DeDPO: Debiased Direct Preference Optimization for Diffusion Models
Khiem Pham, Quang Nguyen, Tung Nguyen, Jingsen Zhu, Michele Santacatterina, Dimitris Metaxas, Ramin Zabih
TL;DR
DeDPO tackles the scalability bottleneck of preference-based alignment by integrating a debiased, doubly robust estimator into Direct Preference Optimization for diffusion models. It leverages a small set of human preferences together with a large pool of inexpensive synthetic feedback from pretrained AI annotators, while preserving fully offline training. Theoretical guarantees show unbiasedness and favorable convergence that tolerate slower quality in synthetic labels, and experiments demonstrate competitive or superior alignment compared to fully human-labeled baselines, across backbones and synthetic sources. This offers a scalable, robust path to human-AI alignment using inexpensive synthetic supervision.
Abstract
Direct Preference Optimization (DPO) has emerged as a predominant alignment method for diffusion models, facilitating off-policy training without explicit reward modeling. However, its reliance on large-scale, high-quality human preference labels presents a severe cost and scalability bottleneck. To overcome this, We propose a semi-supervised framework augmenting limited human data with a large corpus of unlabeled pairs annotated via cost-effective synthetic AI feedback. Our paper introduces Debiased DPO (DeDPO), which uniquely integrates a debiased estimation technique from causal inference into the DPO objective.

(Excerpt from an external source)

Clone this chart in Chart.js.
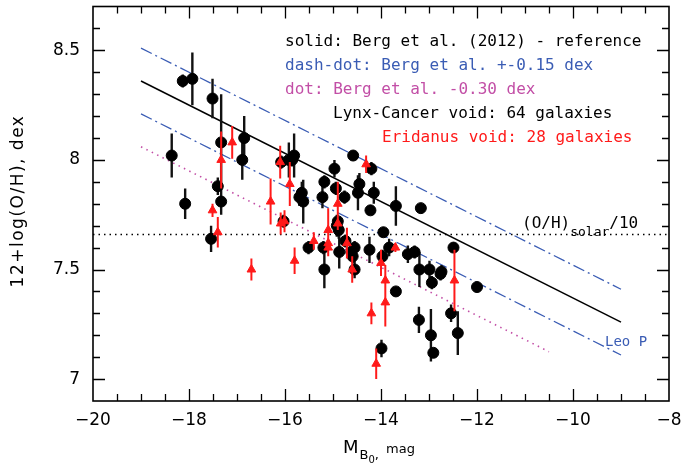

By explicitly identifying and correcting the systematic bias and noise inherent in synthetic annotators, DeDPO ensures robust learning from imperfect feedback sources, including self-training and Vision-Language Models (VLMs). Experiments demonstrate that DeDPO is robust to the variations in synthetic labeling methods, achieving performance that matches and occasionally exceeds the theoretical upper bound of models trained on fully human-labeled data. This establishes DeDPO as a scalable solution for human-AI alignment using inexpensive synthetic supervision.